Open NAThompson opened this issue 6 years ago • 3 comments

In this PR, I use std::upper_bound to calculate the empirical cumulative distribution function. However, the principle use of this function is in a quadrature, where each call to the function occurs with increasing argument. Hence, if I could cache an iterator hint, then the call complexity would be an amortized log(log(N)) (or is it amortized constant time? I forget. In either case, it's better than log(N).)

Does boost.algorithm have iterator hints for binary searches?

NAThompson avatar Sep 24 '19 18:09 NAThompson

Does boost.algorithm have iterator hints for binary searches? It does not; in fact, it doesn't have upper_bound at all.

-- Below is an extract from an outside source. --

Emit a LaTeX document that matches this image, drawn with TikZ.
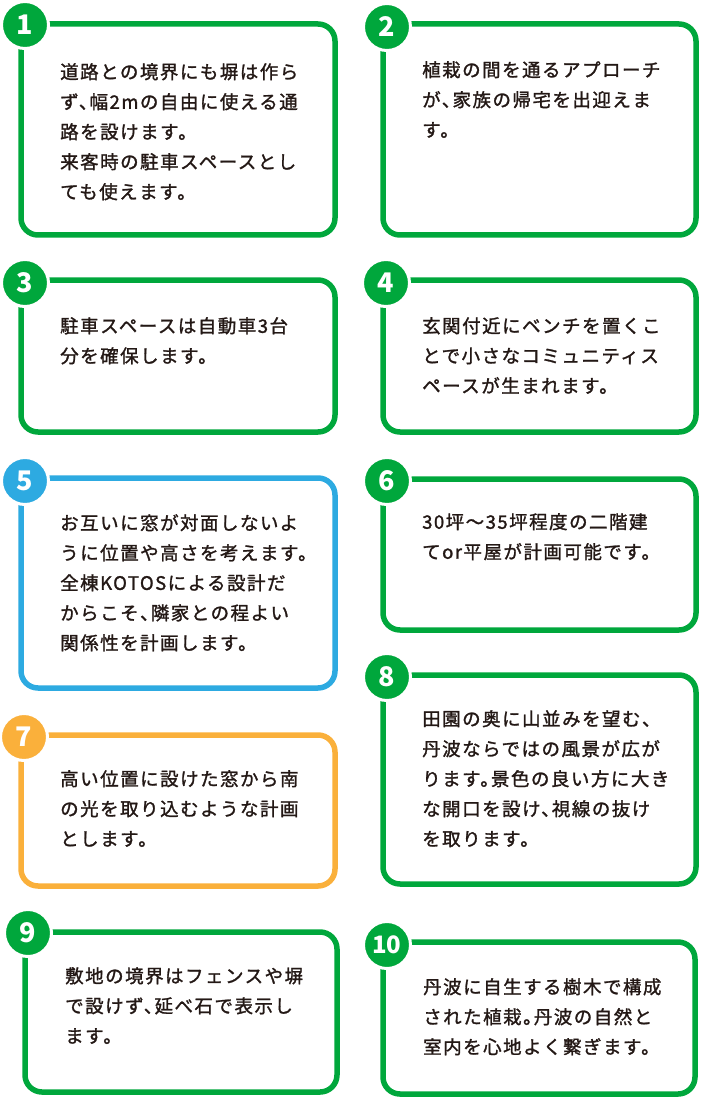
\documentclass[tikz,border=0pt]{standalone}
\usepackage{fontspec}
\setmainfont{Noto Sans CJK JP}[LetterSpace=8,FakeBold=1.4,CharacterWidth=AlternateHalf]
\newfontfamily\numfont{Noto Sans CJK JP}
\usetikzlibrary{positioning}
\definecolor{kgreen}{HTML}{00A73C}
\definecolor{kblue}{HTML}{2DAAE1}
\definecolor{korange}{HTML}{FAB03B}
\definecolor{ink}{HTML}{231815}

\begin{document}
\begin{tikzpicture}[x=1pt,y=-1pt,
    box/.style={draw=#1,line width=5.5pt,rounded corners=17pt,minimum width=314pt,inner sep=0pt,outer sep=0pt},
    num/.style={circle,fill=#1,draw=white,line width=3pt,minimum size=47pt,inner sep=0pt,text=white,font=\numfont\bfseries\fontsize{27}{27}\selectfont},
    txt/.style={align=left,inner sep=0pt,text=ink,font=\fontsize{18.5}{30}\selectfont}]
    \useasboundingbox (0,0) rectangle (701,1099);
    % boxes
    \node[box=kgreen,minimum height=211pt] (box_1) at (178,129.5) {};
    \node[box=kgreen,minimum height=211pt,minimum width=313pt] (box_2) at (539.5,129.5) {};
    \node[box=kgreen,minimum height=152pt] (box_3) at (178,356) {};
    \node[box=kgreen,minimum height=152pt,minimum width=313pt] (box_4) at (539.5,356) {};
    \node[box=kblue,minimum height=210pt] (box_5) at (178,583) {};
    \node[box=kgreen,minimum height=151pt,minimum width=313pt] (box_6) at (539.5,554.5) {};
    \node[box=korange,minimum height=151pt] (box_7) at (178,810.5) {};
    \node[box=kgreen,minimum height=209pt,minimum width=313pt] (box_8) at (539.5,779.5) {};
    \node[box=kgreen,minimum height=160pt,minimum width=312pt] (box_9) at (181,1012) {};
    \node[box=kgreen,minimum height=152pt,minimum width=312pt] (box_10) at (539,1018) {};
    % numbers
    \node[num=kgreen] (num_1) at (25,25) {1};
    \node[num=kgreen] (num_2) at (387,27) {2};
    \node[num=kgreen] (num_3) at (25,283) {3};
    \node[num=kgreen] (num_4) at (386,283) {4};
    \node[num=kblue] (num_5) at (25,481) {5};
    \node[num=kgreen] (num_6) at (387,481) {6};
    \node[num=korange] (num_7) at (24,737) {7};
    \node[num=kgreen] (num_8) at (387,677) {8};
    \node[num=kgreen] (num_9) at (28,933) {9};
    \node[num=kgreen,font=\numfont\bfseries\fontsize{24}{24}\selectfont] (num_10) at (387,945) {1\kern-1pt0};
    % texts
    \node[txt,below right=39pt and 39pt of box_1.north west] (txt_1) {道路との境界にも塀は作ら\\ず、幅2mの自由に使える通\\路を設けます。\\来客時の駐車スペースとし\\ても使えます。};
    \node[txt,below right=37pt and 39pt of box_2.north west] (txt_2) {植栽の間を通るアプローチ\\が、家族の帰宅を出迎えま\\す。};
    \node[txt,below right=37pt and 39pt of box_3.north west] (txt_3) {駐車スペースは自動車3台\\分を確保します。};
    \node[txt,below right=37pt and 39pt of box_4.north west] (txt_4) {玄関付近にベンチを置くこ\\とで小さなコミュニティス\\ペースが生まれます。};
    \node[txt,below right=36pt and 39pt of box_5.north west] (txt_5) {お互いに窓が対面しないよ\\うに位置や高さを考えます。\\全棟KOTOSによる設計だ\\からこそ、隣家との程よい\\関係性を計画します。};
    \node[txt,below right=34pt and 39pt of box_6.north west] (txt_6) {30坪〜35坪程度の二階建\\てor平屋が計画可能です。};
    \node[txt,below right=35pt and 39pt of box_7.north west] (txt_7) {高い位置に設けた窓から南\\の光を取り込むような計画\\とします。};
    \node[txt,below right=35pt and 39pt of box_8.north west] (txt_8) {田園の奥に山並みを望む、\\丹波ならではの風景が広が\\ります。景色の良い方に大き\\な開口を設け、視線の抜け\\を取ります。};
    \node[txt,below right=35pt and 40pt of box_9.north west] (txt_9) {敷地の境界はフェンスや塀\\で設けず、延べ石で表示し\\ます。};
    \node[txt,below right=36pt and 40pt of box_10.north west] (txt_10) {丹波に自生する樹木で構成\\された植栽。丹波の自然と\\室内を心地よく繋ぎます。};
\end{tikzpicture}
\end{document}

However, that's an interesting idea. I'll think about it. At the very least, you should be able to bisect the search range based on the hint.

mclow avatar Sep 25 '19 20:09 mclow

I've stumbled on a similar issue. I would like to do a binary search, but would like to add a hint as to where to start. However, if you think about it, you could to do the following:

auto new_begin = std::upper_bound(current_begin, current_end, test());
current_begin = new_begin;

So that when you do the next call to std::upper_bound you'd ignore everything before the last search results. This is like stating the initial partition, which I think is the same thing, right?

Ma-XX-oN avatar Dec 02 '19 21:12 Ma-XX-oN

In my case, there is no hard guarantee that the desired element is strictly after the hint element. There is only a good reason to believe that the desired element is close to the hint element.

My mental model of this is closer to branch prediction. Fast if it’s right, not a disaster if it’s wrong.